**I just wanted to share this post that I had written in my drafts from a month and a couple of weeks ago. I know many people have gone through this, and I think it’s vital to share these things and be vulnerable.**
Have you ever literally just gotten to the point where you’ve become too weak to fight anymore? You’re just too broken and you’ve become physically exhausted where you could pass out where you’re standing; you’ve become too weak to walk, too weak to breathe even. It could happen over the course of days, months or years, or it could happen in just a moment, where the reality of truth has become a foreign concept. Your world has been turned upside, and has taken on the mask of a face you’ve never seen before.
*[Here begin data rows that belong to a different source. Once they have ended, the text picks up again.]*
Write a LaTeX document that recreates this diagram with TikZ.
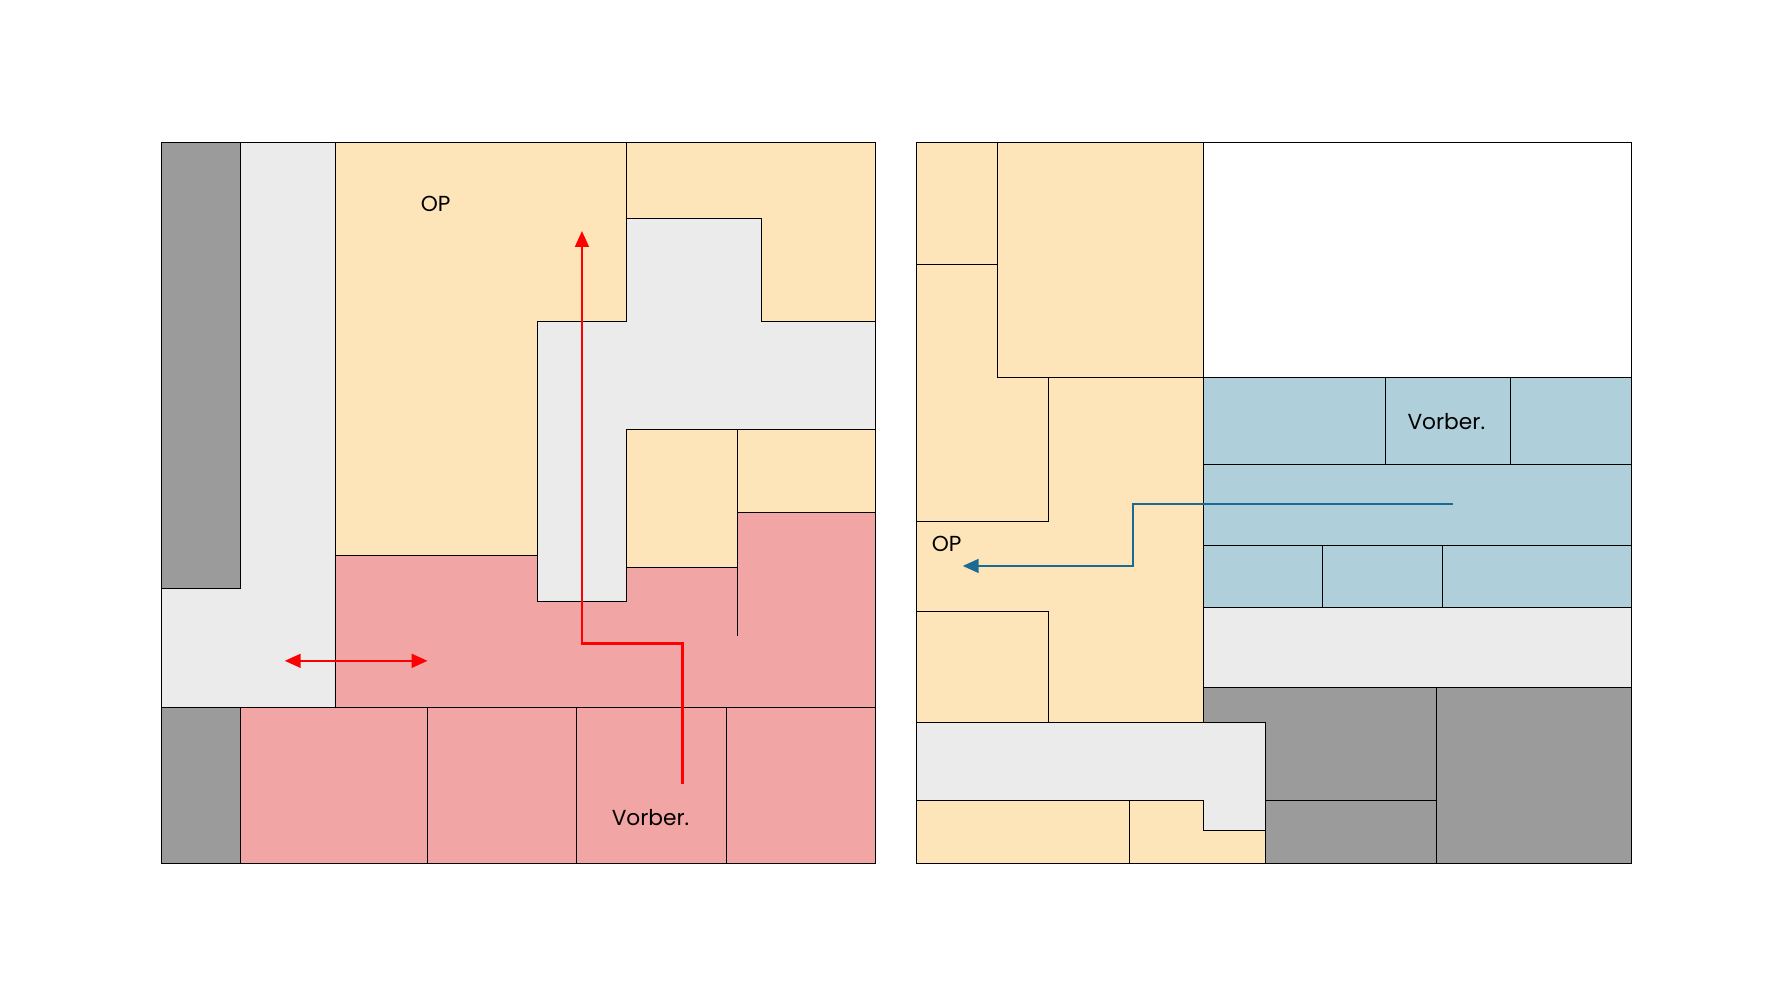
\documentclass[tikz,border=0pt]{standalone}
\usepackage{fontspec}
\setmainfont{Poppins}
\usetikzlibrary{arrows.meta}
\definecolor{ye}{HTML}{FDE5B9}
\definecolor{lg}{HTML}{EBEBEB}
\definecolor{dg}{HTML}{9B9B9C}
\definecolor{rd}{HTML}{F2A5A5}
\definecolor{bl}{HTML}{AFD0DA}
\definecolor{ar}{HTML}{FF0000}
\definecolor{ab}{HTML}{1A6A94}
\tikzset{room/.style={draw=black,line width=0.8pt},
 lbl/.style={font=\fontsize{19}{22}\selectfont,inner sep=0pt},
 arw/.style={line width=2.2pt,-{Triangle[length=14pt,width=12pt]}}}
\begin{document}
\begin{tikzpicture}[x=1pt,y=-1pt]
\useasboundingbox (0,0) rectangle (1556,875);
% left plan
\fill[white] (0,0) rectangle (1556,875);
\path[room,fill=dg] (141,125) rectangle (210,515);
\path[room,fill=dg] (141,619) rectangle (210,755);
\path[room,fill=lg] (210,125)--(293,125)--(293,619)--(141,619)--(141,515)--(210,515)--cycle;
\path[room,fill=ye] (293,125)--(548,125)--(548,281)--(470,281)--(470,486)--(293,486)--cycle;
\path[room,fill=ye] (548,125)--(766,125)--(766,281)--(666,281)--(666,191)--(548,191)--cycle;
\path[room,fill=lg] (548,191)--(666,191)--(666,281)--(766,281)--(766,376)--(548,376)--(548,526)--(470,526)--(470,281)--(548,281)--cycle;
\path[room,fill=ye] (548,376) rectangle (645,496);
\path[room,fill=ye] (645,376) rectangle (766,448);
\path[room,fill=rd] (293,486)--(470,486)--(470,526)--(548,526)--(548,496)--(645,496)--(645,448)--(766,448)--(766,619)--(293,619)--cycle;
\draw[room] (645,496)--(645,556);
\foreach \a/\b in {210/374,374/504,504/635,635/766}
  \path[room,fill=rd] (\a,619) rectangle (\b,755);
\node[lbl] (op1) at (381,178) {OP};
\node[lbl] (vb1) at (569,715) {Vorber.};
\coordinate (r0) at (597,686);
\coordinate (r1) at (597,563);
\coordinate (r2) at (509,563);
\coordinate (r3) at (509,202);
\draw[arw,ar] (r0)--(r1)--(r2)--(r3);
\coordinate (d0) at (249,578);
\coordinate (d1) at (374,578);
\draw[arw,ar,{Triangle[length=14pt,width=12pt]}-{Triangle[length=14pt,width=12pt]}] (d0)--(d1);
% right plan
\path[room,fill=white] (1053,125) rectangle (1427,330);
\path[room,fill=ye] (802,125) rectangle (872,231);
\path[room,fill=ye] (872,125) rectangle (1053,330);
\path[room,fill=ye] (802,231)--(872,231)--(872,330)--(917,330)--(917,456)--(802,456)--cycle;
\path[room,fill=ye] (802,456)--(917,456)--(917,330)--(1053,330)--(1053,632)--(917,632)--(917,535)--(802,535)--cycle;
\path[room,fill=ye] (802,535) rectangle (917,632);
\foreach \a/\b in {1053/1212,1212/1321,1321/1427}
  \path[room,fill=bl] (\a,330) rectangle (\b,406);
\path[room,fill=bl] (1053,406) rectangle (1427,477);
\foreach \a/\b in {1053/1157,1157/1262,1262/1427}
  \path[room,fill=bl] (\a,477) rectangle (\b,531);
\path[room,fill=lg] (1053,531) rectangle (1427,601);
\path[room,fill=dg] (1053,601)--(1256,601)--(1256,755)--(1107,755)--(1107,632)--(1053,632)--cycle;
\draw[room] (1107,700)--(1256,700);
\path[room,fill=dg] (1256,601) rectangle (1427,755);
\path[room,fill=lg] (802,632)--(1107,632)--(1107,726)--(1053,726)--(1053,700)--(802,700)--cycle;
\path[room,fill=ye] (802,700) rectangle (988,755);
\path[room,fill=ye] (988,700)--(1053,700)--(1053,726)--(1107,726)--(1107,755)--(988,755)--cycle;
\node[lbl] (op2) at (828,476) {OP};
\node[lbl] (vb2) at (1265,369) {Vorber.};
\coordinate (b0) at (1271,441);
\coordinate (b1) at (991,441);
\coordinate (b2) at (991,495);
\coordinate (b3) at (842,495);
\draw[arw,ab] (b0)--(b1)--(b2)--(b3);
\end{tikzpicture}
\end{document}
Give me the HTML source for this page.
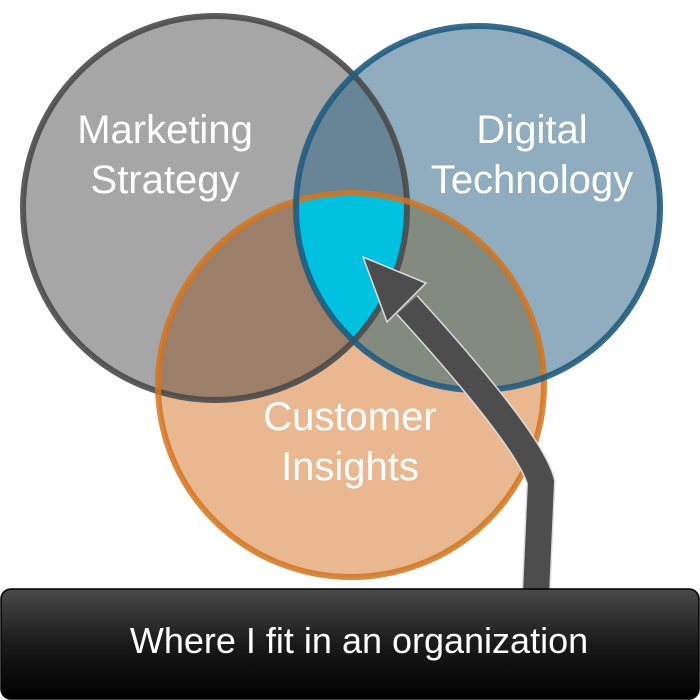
<!DOCTYPE html>
<html><head><style>
html,body{margin:0;padding:0;background:#fff;}
svg{display:block;}
</style></head><body>
<svg width="700" height="700" viewBox="0 0 700 700" xmlns="http://www.w3.org/2000/svg">
<defs>
<clipPath id="cg"><circle cx="215" cy="208" r="192"/></clipPath>
<clipPath id="cb"><ellipse cx="478" cy="208" rx="182" ry="182"/></clipPath>
<clipPath id="co"><ellipse cx="351" cy="385" rx="193" ry="192"/></clipPath>
<linearGradient id="bar" x1="0" y1="0" x2="0" y2="1">
<stop offset="0" stop-color="#4a4a4a"/><stop offset="0.5" stop-color="#1a1a1a"/><stop offset="1" stop-color="#000"/>
</linearGradient>
</defs>
<circle cx="215" cy="208" r="192" fill="#a6a6a6"/>
<ellipse cx="478" cy="208" rx="182" ry="182" fill="#8fadbf"/>
<ellipse cx="351" cy="385" rx="193" ry="192" fill="#e9b891"/>
<g clip-path="url(#cg)"><ellipse cx="478" cy="208" rx="182" ry="182" fill="#678597"/><ellipse cx="351" cy="385" rx="193" ry="192" fill="#9b7f69"/></g>
<g clip-path="url(#cb)"><ellipse cx="351" cy="385" rx="193" ry="192" fill="#838a80"/></g>
<g clip-path="url(#cg)"><g clip-path="url(#cb)"><ellipse cx="351" cy="385" rx="193" ry="192" fill="#00c1df"/></g></g>
<circle cx="215" cy="208" r="192" fill="none" stroke="#4a4a4a" stroke-width="6" opacity="0.9"/>
<ellipse cx="351" cy="385" rx="193" ry="192" fill="none" stroke="#d4741e" stroke-width="6" opacity="0.85"/>
<ellipse cx="478" cy="208" rx="182" ry="182" fill="none" stroke="#215c80" stroke-width="6" opacity="0.9"/>
<g font-family="Liberation Sans, sans-serif" font-size="40" fill="#fff" text-anchor="middle">
<text x="165" y="143">Marketing</text><text x="165" y="193">Strategy</text>
<text x="532" y="143">Digital</text><text x="532" y="193">Technology</text>
<text x="350" y="430">Customer</text><text x="350" y="480">Insights</text>
</g>
<path d="M536,594 L541,482 Q530,440 407,305" fill="none" stroke="#ddd" stroke-width="29"/>
<path d="M536,594 L541,482 Q530,440 407,305" fill="none" stroke="#4d4d4d" stroke-width="26"/>
<polygon points="363,257 426,283 387,322" fill="#4d4d4d" stroke="#ddd" stroke-width="1.5"/>
<rect x="1" y="589" width="698" height="110" rx="10" fill="url(#bar)" stroke="#000" stroke-width="1.5"/>
<text x="359" y="653" font-family="Liberation Sans, sans-serif" font-size="36" fill="#fff" text-anchor="middle">Where I fit in an organization</text>
</svg>
</body></html>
Honest assessment: this is the state I’ve been in. I don’t know what’s left or right, or what’s up or down. My mental barriers have been so crushed down, and I feel like my emotions are dead. I feel broken, broken beyond repair. There’s people who I don’t trust anymore, and I feel emotionally manipulated. How could I have let this happen, how could I have gotten in this place? I feel guilty, like somehow this brokenness is my fault. Words that have been spoken to me keep on replaying in my head. Do I do what they want me to do? Why is my heart racing? Why am I about to freak out? What am I supposed to do?
There are times where I can just stare into nothing for hours. You feel guilt because you’re a Christian and Christians aren’t supposed to feel this way. I have laid on my bed and asked myself several times, “How did I get here?” It’s like all hope is lost at this point.
How in the world can one get out of that state of mind?